The former first lady says Marian Robinson’s final thoughts helped her teach Malia and Sasha that they can thrive without her.

Michelle Obama said a brief, final conversation with her late mother, Marian Robinson, shaped how she’s approaching life now and how she’s preparing her daughters, Sasha and Malia to live without her.

Speaking at a People Inc. event in New York City to promote her book, “The Look,” Obama recalled sitting on the couch with her mother not long before her 2024 death. Robinson leaned over and said, “Wow, that was quick.” When the former first lady asked what she meant, her mother said, “Life.”

"That's all she said, but what I got from that was even in her practical-minded way, that you're never ready. And I don't think that she was done living. It just comes, and then life is over," Obama said. "I was like, 'Let me hear that. Let me understand that, that even with a wonderful life, I want to be present.'"

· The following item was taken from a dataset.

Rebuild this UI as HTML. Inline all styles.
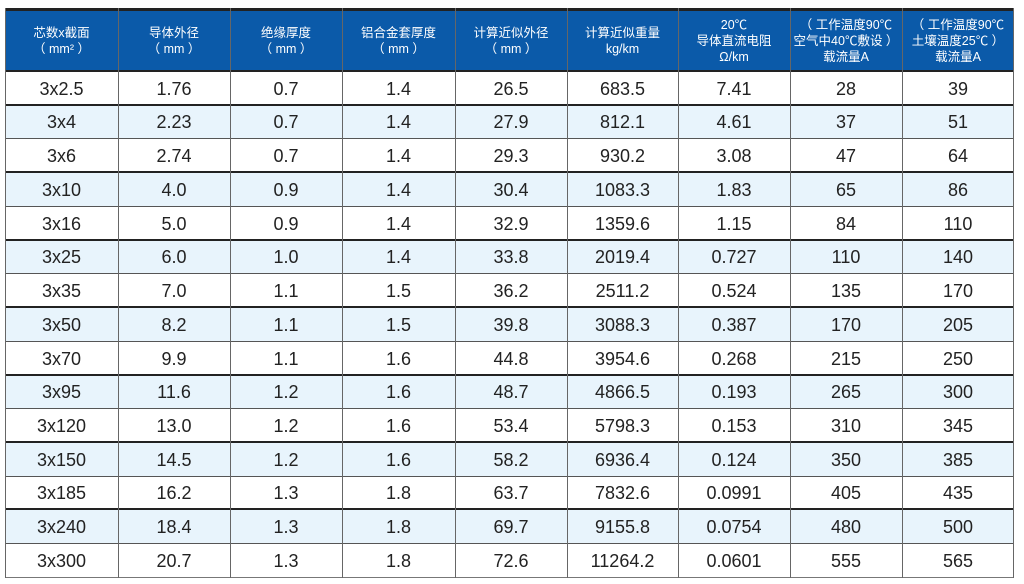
<!DOCTYPE html>
<html><head><meta charset="utf-8"><style>
html,body{margin:0;padding:0;background:#fff;width:1024px;height:584px;overflow:hidden;position:relative}
.hd{position:absolute;left:5px;top:8px;width:1009px;height:63px;background:#0b5aa9;border-top:3px solid #222;box-sizing:border-box}
.r{position:absolute;left:5px;width:1009px;display:flex}
.r div{text-align:center;font-family:"Liberation Sans",sans-serif;font-size:18px;color:#222;white-space:nowrap}
.h{position:absolute;top:11px;height:60px;display:flex;align-items:center;justify-content:center;text-align:center;color:#fff;font-family:"Liberation Sans","Noto Sans CJK SC",sans-serif;font-size:12.5px;line-height:16px}
.b{background:#e8f4fc}
.hl{position:absolute;left:5px;width:1009px;background:#333}
.vl{position:absolute;top:8px;height:570px;width:1px;background:#666}
</style></head><body>
<div class="hd"></div>
<div class="h" style="left:5px;width:113px">芯数x截面<br>（ mm² ）</div>
<div class="h" style="left:118px;width:112px">导体外径<br>（ mm ）</div>
<div class="h" style="left:230px;width:112px">绝缘厚度<br>（ mm ）</div>
<div class="h" style="left:342px;width:113px">铝合金套厚度<br>（ mm ）</div>
<div class="h" style="left:455px;width:112px">计算近似外径<br>（ mm ）</div>
<div class="h" style="left:567px;width:111px">计算近似重量<br>kg/km</div>
<div class="h" style="left:678px;width:112px">20℃<br>导体直流电阻<br>Ω/km</div>
<div class="h" style="left:790px;width:112px">（ 工作温度90℃<br>空气中40℃敷设 ）<br>载流量A</div>
<div class="h" style="left:902px;width:112px">（ 工作温度90℃<br>土壤温度25℃ ）<br>载流量A</div>
<div id="rows"></div>
<div class="r" style="top:71px;height:34px;line-height:36px"><div style="width:113px">3x2.5</div><div style="width:112px">1.76</div><div style="width:112px">0.7</div><div style="width:113px">1.4</div><div style="width:112px">26.5</div><div style="width:111px">683.5</div><div style="width:112px">7.41</div><div style="width:112px">28</div><div style="width:112px">39</div></div>
<div class="r b" style="top:105px;height:33px;line-height:35px"><div style="width:113px">3x4</div><div style="width:112px">2.23</div><div style="width:112px">0.7</div><div style="width:113px">1.4</div><div style="width:112px">27.9</div><div style="width:111px">812.1</div><div style="width:112px">4.61</div><div style="width:112px">37</div><div style="width:112px">51</div></div>
<div class="r" style="top:138px;height:34px;line-height:36px"><div style="width:113px">3x6</div><div style="width:112px">2.74</div><div style="width:112px">0.7</div><div style="width:113px">1.4</div><div style="width:112px">29.3</div><div style="width:111px">930.2</div><div style="width:112px">3.08</div><div style="width:112px">47</div><div style="width:112px">64</div></div>
<div class="r b" style="top:172px;height:34px;line-height:36px"><div style="width:113px">3x10</div><div style="width:112px">4.0</div><div style="width:112px">0.9</div><div style="width:113px">1.4</div><div style="width:112px">30.4</div><div style="width:111px">1083.3</div><div style="width:112px">1.83</div><div style="width:112px">65</div><div style="width:112px">86</div></div>
<div class="r" style="top:206px;height:34px;line-height:36px"><div style="width:113px">3x16</div><div style="width:112px">5.0</div><div style="width:112px">0.9</div><div style="width:113px">1.4</div><div style="width:112px">32.9</div><div style="width:111px">1359.6</div><div style="width:112px">1.15</div><div style="width:112px">84</div><div style="width:112px">110</div></div>
<div class="r b" style="top:240px;height:33px;line-height:35px"><div style="width:113px">3x25</div><div style="width:112px">6.0</div><div style="width:112px">1.0</div><div style="width:113px">1.4</div><div style="width:112px">33.8</div><div style="width:111px">2019.4</div><div style="width:112px">0.727</div><div style="width:112px">110</div><div style="width:112px">140</div></div>
<div class="r" style="top:273px;height:34px;line-height:36px"><div style="width:113px">3x35</div><div style="width:112px">7.0</div><div style="width:112px">1.1</div><div style="width:113px">1.5</div><div style="width:112px">36.2</div><div style="width:111px">2511.2</div><div style="width:112px">0.524</div><div style="width:112px">135</div><div style="width:112px">170</div></div>
<div class="r b" style="top:307px;height:34px;line-height:36px"><div style="width:113px">3x50</div><div style="width:112px">8.2</div><div style="width:112px">1.1</div><div style="width:113px">1.5</div><div style="width:112px">39.8</div><div style="width:111px">3088.3</div><div style="width:112px">0.387</div><div style="width:112px">170</div><div style="width:112px">205</div></div>
<div class="r" style="top:341px;height:34px;line-height:36px"><div style="width:113px">3x70</div><div style="width:112px">9.9</div><div style="width:112px">1.1</div><div style="width:113px">1.6</div><div style="width:112px">44.8</div><div style="width:111px">3954.6</div><div style="width:112px">0.268</div><div style="width:112px">215</div><div style="width:112px">250</div></div>
<div class="r b" style="top:375px;height:33px;line-height:35px"><div style="width:113px">3x95</div><div style="width:112px">11.6</div><div style="width:112px">1.2</div><div style="width:113px">1.6</div><div style="width:112px">48.7</div><div style="width:111px">4866.5</div><div style="width:112px">0.193</div><div style="width:112px">265</div><div style="width:112px">300</div></div>
<div class="r" style="top:408px;height:34px;line-height:36px"><div style="width:113px">3x120</div><div style="width:112px">13.0</div><div style="width:112px">1.2</div><div style="width:113px">1.6</div><div style="width:112px">53.4</div><div style="width:111px">5798.3</div><div style="width:112px">0.153</div><div style="width:112px">310</div><div style="width:112px">345</div></div>
<div class="r b" style="top:442px;height:34px;line-height:36px"><div style="width:113px">3x150</div><div style="width:112px">14.5</div><div style="width:112px">1.2</div><div style="width:113px">1.6</div><div style="width:112px">58.2</div><div style="width:111px">6936.4</div><div style="width:112px">0.124</div><div style="width:112px">350</div><div style="width:112px">385</div></div>
<div class="r" style="top:476px;height:33px;line-height:35px"><div style="width:113px">3x185</div><div style="width:112px">16.2</div><div style="width:112px">1.3</div><div style="width:113px">1.8</div><div style="width:112px">63.7</div><div style="width:111px">7832.6</div><div style="width:112px">0.0991</div><div style="width:112px">405</div><div style="width:112px">435</div></div>
<div class="r b" style="top:509px;height:34px;line-height:36px"><div style="width:113px">3x240</div><div style="width:112px">18.4</div><div style="width:112px">1.3</div><div style="width:113px">1.8</div><div style="width:112px">69.7</div><div style="width:111px">9155.8</div><div style="width:112px">0.0754</div><div style="width:112px">480</div><div style="width:112px">500</div></div>
<div class="r" style="top:543px;height:34px;line-height:36px"><div style="width:113px">3x300</div><div style="width:112px">20.7</div><div style="width:112px">1.3</div><div style="width:113px">1.8</div><div style="width:112px">72.6</div><div style="width:111px">11264.2</div><div style="width:112px">0.0601</div><div style="width:112px">555</div><div style="width:112px">565</div></div>
<div class="hl" style="top:70px;height:2px;background:#222"></div>
<div class="hl" style="top:104px;height:2px;background:#222"></div>
<div class="hl" style="top:138px;height:1px;background:#555"></div>
<div class="hl" style="top:171px;height:2px;background:#222"></div>
<div class="hl" style="top:206px;height:1px;background:#555"></div>
<div class="hl" style="top:239px;height:2px;background:#222"></div>
<div class="hl" style="top:273px;height:1px;background:#555"></div>
<div class="hl" style="top:306px;height:2px;background:#222"></div>
<div class="hl" style="top:341px;height:1px;background:#555"></div>
<div class="hl" style="top:374px;height:2px;background:#222"></div>
<div class="hl" style="top:408px;height:1px;background:#555"></div>
<div class="hl" style="top:441px;height:2px;background:#222"></div>
<div class="hl" style="top:476px;height:1px;background:#555"></div>
<div class="hl" style="top:508px;height:2px;background:#222"></div>
<div class="hl" style="top:543px;height:1px;background:#555"></div>
<div class="hl" style="top:577px;height:1px;background:#777"></div>
<div class="vl" style="left:5px"></div>
<div class="vl" style="left:118px"></div>
<div class="vl" style="left:230px"></div>
<div class="vl" style="left:342px"></div>
<div class="vl" style="left:455px"></div>
<div class="vl" style="left:567px"></div>
<div class="vl" style="left:678px"></div>
<div class="vl" style="left:790px"></div>
<div class="vl" style="left:902px"></div>
<div class="vl" style="left:1013px"></div>
</body></html>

Obama said that lesson clarified something she’d long suspected: her mother had been gently teaching the family how to cope with loss all along. “What she was doing was letting us know that she loved us, but that we could live life with and without her, and I understand that now as a parent,” Obama said. She added she wants her daughters to carry confidence into adulthood: “I want my daughters to know, ‘I love you, you love me, but you don't need me. You know everything you need to know to be successful.'” 

At 61, Obama described the decade she’s now in as a time to be intentional. “I think that feeling of 60 is about trying to be present in the feeling. Trying to be present in this moment in my life so that this last chapter is exactly the way I want it to be,” she told the audience, saying the freedom of owning her choices comes with its own consequences. 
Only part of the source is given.